Frequently Asked Questions

What is a single premium immediate annuity (SPIA)?

A single premium immediate annuity (SPIA) is a contract where you make one lump-sum payment to an insurance company and begin receiving regular income payments within 12 months. Most SPIA payments start within 30 days of purchase. The payment amount is fixed at the time of purchase and is guaranteed for the life of the contract, whether that is a set period or your entire lifetime. As a general illustration, a 65-year-old who deposits $100,000 into a SPIA might receive approximately $570 per month for life, though actual amounts vary by company, interest rates, and payment options selected.

Can I get my money back from an immediate annuity?

In most cases, once you purchase a SPIA with a life-only payment option, you cannot get your lump sum back. The trade-off for guaranteed lifetime income is giving up access to the principal. However, some SPIAs offer a cash refund or installment refund option, which guarantees that if you die before receiving payments equal to your original deposit, the remaining amount goes to your beneficiary.

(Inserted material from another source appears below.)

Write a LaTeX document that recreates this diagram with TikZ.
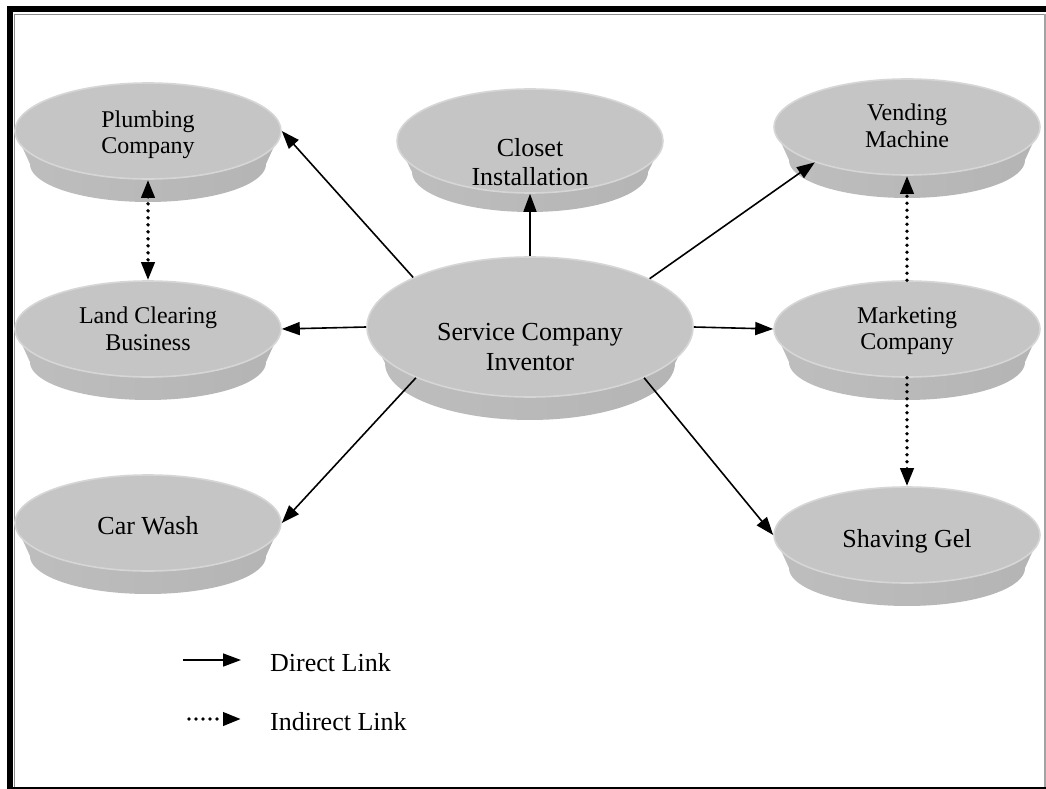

You can also choose a period-certain option, which guarantees payments for a set number of years even if you pass away before the period ends. These options provide more security but typically result in a lower monthly payment.

What is the difference between a MYGA and an FIA?

A multi-year guaranteed annuity (MYGA) offers a fixed interest rate that is guaranteed for a set period, typically 3 to 10 years. It works similarly to a bank CD but with tax-deferred growth. A fixed indexed annuity (FIA) credits interest based on the performance of a market index, such as the S&P 500, subject to a cap and a floor. The floor is typically 0 percent, meaning you cannot lose money due to market declines, but the cap limits your upside. A MYGA offers certainty and simplicity, while an FIA offers the potential for higher returns in exchange for more complexity. Consult a financial advisor to determine which fits your goals.

When should I choose an immediate annuity over a deferred annuity?

An immediate annuity is best when you are already retired or within a year of retirement and need income right away. It is also a good choice if you have a lump sum, such as from a pension buyout, inheritance, or 401(k) rollover, that you want to convert into guaranteed monthly income. A deferred annuity is better if you are still working and want to accumulate savings over time, or if you want to lock in a rate now but delay income to a future date. The key question is whether you need income now or later.

Do deferred annuities have surrender charges?

Yes. Most deferred annuities have a surrender period during which withdrawals beyond the free withdrawal allowance are subject to surrender charges. Surrender periods typically last 6 to 10 years, with charges starting at 7 to 10 percent in the first year and declining by about 1 percent each year until they reach zero. Most contracts allow you to withdraw up to 10 percent of your account value each year without a surrender charge. Immediate annuities (SPIAs) generally do not have surrender charges because the entire premium is already committed to the payment stream.

Can I convert a deferred annuity into income later?

Yes. One of the main advantages of a deferred annuity is the ability to convert it into an income stream at a future date. This is called annuitization. When you annuitize, the insurance company uses your account balance, your age, current interest rates, and the payout option you select to calculate a guaranteed payment amount. Many deferred annuities also offer optional income riders that let you turn on a guaranteed income stream without formally annuitizing, which allows you to retain more control over your remaining balance. Consult a financial advisor to understand the best income strategy for your situation.